Abstract Time-series forecasting plays a critical role in applications such as smart grids, financial markets, weather prediction, and industrial monitoring. However, most deep learning models struggle under non-stationary conditions involving concept drift, abrupt regime changes, and noise-induced disturbances. This paper proposes a Dual-Stage Deep Learning Forecasting Framework (DS-DLFF) combining: a Variational Mode Decomposition (VMD)-based preprocessing module for decomposing non-stationary time-series into intrinsic mode components, and a Transformer-LSTM hybrid architecture that captures long-range dependencies and local temporal patterns within each decomposed component. A drift-adaptive calibration layer is introduced to detect distribution shifts using Maximum Mean Discrepancy (MMD) and dynamically update model parameters.
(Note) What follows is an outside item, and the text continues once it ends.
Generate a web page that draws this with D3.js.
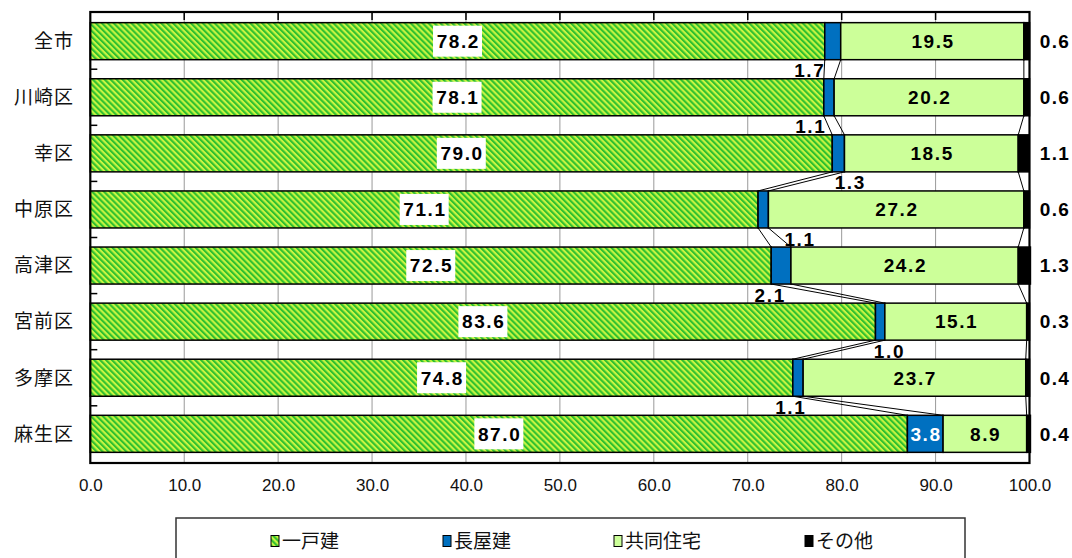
<!DOCTYPE html>
<html lang="ja">
<head>
<meta charset="utf-8">
<script src="https://cdn.jsdelivr.net/npm/d3@7"></script>
<style>
  html, body { margin: 0; padding: 0; background: #fff; }
  svg { display: block; }
</style>
</head>
<body>
<svg id="chart" width="1072" height="558"></svg>
<script>
// Housing type shares (%) by ward
const categories = ["全市", "川崎区", "幸区", "中原区", "高津区", "宮前区", "多摩区", "麻生区"];
const detached   = [78.2, 78.1, 79.0, 71.1, 72.5, 83.6, 74.8, 87.0];
const rowHouse   = [1.7, 1.1, 1.3, 1.1, 2.1, 1.0, 1.1, 3.8];
const apartment  = [19.5, 20.2, 18.5, 27.2, 24.2, 15.1, 23.7, 8.9];
const other      = [0.6, 0.6, 1.1, 0.6, 1.3, 0.3, 0.4, 0.4];
const seriesNames = ["一戸建", "長屋建", "共同住宅", "その他"];
const xTicks = [0, 10, 20, 30, 40, 50, 60, 70, 80, 90, 100];

// Horizontal nudge (px) for the small 長屋建 labels placed in the gap below each bar
const rowHouseLabelDx = [-15, -13, 18, 42, -1, 14, -2, 0];

const svg = d3.select("#chart");
const plot = { left: 90.3, right: 1029.5, top: 12, bottom: 463 };

const keys = ["detached", "rowHouse", "apartment", "other"];
const rows = categories.map((c, i) => ({
  cat: c, detached: detached[i], rowHouse: rowHouse[i], apartment: apartment[i], other: other[i]
}));
const stacked = d3.stack().keys(keys)(rows);

const x = d3.scaleLinear().domain([0, 100]).range([plot.left, plot.right]);
const y = d3.scaleBand().domain(categories).range([plot.top, plot.bottom])
  .paddingInner(0.34).paddingOuter(0.19);
const bw = y.bandwidth();
const gap = y.step() - bw;

const colors = { detached: "url(#hatch)", rowHouse: "#0070C0", apartment: "#CCFF99", other: "#000000" };

// diagonal hatch for 一戸建
const defs = svg.append("defs");
const pat = defs.append("pattern").attr("id", "hatch")
  .attr("patternUnits", "userSpaceOnUse").attr("width", 4.2).attr("height", 4.2)
  .attr("patternTransform", "rotate(-45)");
pat.append("rect").attr("width", 4.2).attr("height", 4.2).attr("fill", "#C8F542");
pat.append("rect").attr("width", 2.1).attr("height", 4.2).attr("fill", "#30C030");

// gridlines
svg.append("g").selectAll("line").data(xTicks.slice(1, -1)).join("line")
  .attr("x1", d => x(d)).attr("x2", d => x(d))
  .attr("y1", plot.top).attr("y2", plot.bottom)
  .attr("stroke", "#999").attr("stroke-width", 1);

// bars
const gBars = svg.append("g");
stacked.forEach(layer => {
  gBars.append("g").selectAll("rect").data(layer).join("rect")
    .attr("x", d => x(d[0]))
    .attr("y", d => y(d.data.cat))
    .attr("width", d => Math.max(0, x(d[1]) - x(d[0])))
    .attr("height", bw)
    .attr("fill", colors[layer.key])
    .attr("stroke", "#000").attr("stroke-width", 1.5);
});

// series lines joining segment boundaries of neighbouring bars
const gSeries = svg.append("g");
stacked.slice(0, 3).forEach(layer => {
  for (let i = 0; i < layer.length - 1; i++) {
    const a = layer[i], b = layer[i + 1];
    gSeries.append("line")
      .attr("x1", x(a[1])).attr("y1", y(a.data.cat) + bw)
      .attr("x2", x(b[1])).attr("y2", y(b.data.cat))
      .attr("stroke", "#000").attr("stroke-width", 1);
  }
});

// frame
svg.append("rect").attr("x", plot.left).attr("y", plot.top)
  .attr("width", plot.right - plot.left).attr("height", plot.bottom - plot.top)
  .attr("fill", "none").attr("stroke", "#000").attr("stroke-width", 2.2);

// inward ticks along the top edge
svg.append("g").selectAll("line").data(xTicks.slice(1, -1)).join("line")
  .attr("x1", d => x(d)).attr("x2", d => x(d))
  .attr("y1", plot.top).attr("y2", plot.top + 8)
  .attr("stroke", "#000").attr("stroke-width", 1.5);

// category ticks between bars on the left edge
svg.append("g").selectAll("line").data(categories.slice(1)).join("line")
  .attr("x1", plot.left).attr("x2", plot.left + 7)
  .attr("y1", d => y(d) - gap / 2).attr("y2", d => y(d) - gap / 2)
  .attr("stroke", "#000").attr("stroke-width", 1.5);

// x axis labels
const xAxis = d3.axisBottom(x).tickValues(xTicks).tickFormat(d3.format(".1f")).tickSize(0).tickPadding(0);
const gx = svg.append("g").attr("transform", `translate(0,${plot.bottom + 16})`).call(xAxis);
gx.select(".domain").remove();
gx.selectAll("text").attr("font-family", "'Liberation Sans', Arial, sans-serif")
  .attr("font-size", 17).attr("fill", "#111");

// category labels
svg.append("g").selectAll("text").data(categories).join("text")
  .attr("x", 74).attr("y", d => y(d) + bw / 2)
  .attr("dy", "0.36em").attr("text-anchor", "end")
  .attr("font-family", "'Noto Sans CJK JP', sans-serif").attr("font-size", 19)
  .attr("letter-spacing", 1).attr("fill", "#111")
  .text(d => d);

const valueFont = "'Liberation Sans', Arial, sans-serif";
const fmt = d3.format(".1f");

// 一戸建 values on white boxes
const gDet = svg.append("g");
stacked[0].forEach(d => {
  const cx = (x(d[0]) + x(d[1])) / 2, cy = y(d.data.cat) + bw / 2;
  gDet.append("rect").attr("x", cx - 24.5).attr("y", cy - 15.5)
    .attr("width", 49).attr("height", 31).attr("fill", "#fff");
  gDet.append("text").attr("x", cx + 0.8).attr("y", cy).attr("dy", "0.36em")
    .attr("text-anchor", "middle").attr("font-family", valueFont).attr("font-weight", "bold")
    .attr("font-size", 19).attr("letter-spacing", 1.6).attr("fill", "#000")
    .text(fmt(d[1] - d[0]));
});

// 長屋建 values
stacked[1].forEach((d, i) => {
  const v = d[1] - d[0];
  if (v >= 3) {
    svg.append("text").attr("x", (x(d[0]) + x(d[1])) / 2 + 0.8).attr("y", y(d.data.cat) + bw / 2)
      .attr("dy", "0.36em").attr("text-anchor", "middle")
      .attr("font-family", valueFont).attr("font-weight", "bold").attr("font-size", 19)
      .attr("letter-spacing", 1.6).attr("fill", "#fff").text(fmt(v));
  } else {
    svg.append("text").attr("x", x(d[0]) + rowHouseLabelDx[i])
      .attr("y", y(d.data.cat) + bw + gap - 1.5)
      .attr("text-anchor", "middle")
      .attr("font-family", valueFont).attr("font-weight", "bold").attr("font-size", 19)
      .attr("letter-spacing", 1.6).attr("fill", "#000").text(fmt(v));
  }
});

// 共同住宅 values
svg.append("g").selectAll("text").data(stacked[2]).join("text")
  .attr("x", d => (x(d[0]) + x(d[1])) / 2 + 0.8).attr("y", d => y(d.data.cat) + bw / 2)
  .attr("dy", "0.36em").attr("text-anchor", "middle")
  .attr("font-family", valueFont).attr("font-weight", "bold").attr("font-size", 19)
  .attr("letter-spacing", 1.6).attr("fill", "#000")
  .text(d => fmt(d[1] - d[0]));

// その他 values to the right of the plot
svg.append("g").selectAll("text").data(stacked[3]).join("text")
  .attr("x", 1055).attr("y", d => y(d.data.cat) + bw / 2)
  .attr("dy", "0.36em").attr("text-anchor", "middle")
  .attr("font-family", valueFont).attr("font-weight", "bold").attr("font-size", 19)
  .attr("letter-spacing", 1.4).attr("fill", "#000")
  .text(d => fmt(d[1] - d[0]));

// legend
const lg = svg.append("g");
lg.append("rect").attr("x", 176).attr("y", 518).attr("width", 789).attr("height", 60)
  .attr("fill", "#fff").attr("stroke", "#333").attr("stroke-width", 1.5);
const legendX = [271, 443, 614, 805];
seriesNames.forEach((name, i) => {
  const g = lg.append("g").attr("transform", `translate(${legendX[i]},541)`);
  g.append("rect").attr("x", 0).attr("y", -5.5).attr("width", 8).attr("height", 11)
    .attr("fill", colors[keys[i]]).attr("stroke", "#000").attr("stroke-width", 1);
  g.append("text").attr("x", 11).attr("y", 0).attr("dy", "0.36em")
    .attr("font-family", "'Noto Sans CJK JP', sans-serif").attr("font-size", 19)
    .attr("fill", "#111").text(name);
});
</script>
</body>
</html>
Experiments conducted on four real-world datasets—electricity load, financial stock indices, traffic speed, and environmental pollution—demonstrate that DS-DLFF achieves significant improvements in RMSE, MAE, and MAPE compared to state-of-the-art baselines (Tables 2-4). This framework provides a robust forecasting solution for non-stationary environments, outperforming both classical ML models and advanced DL architectures.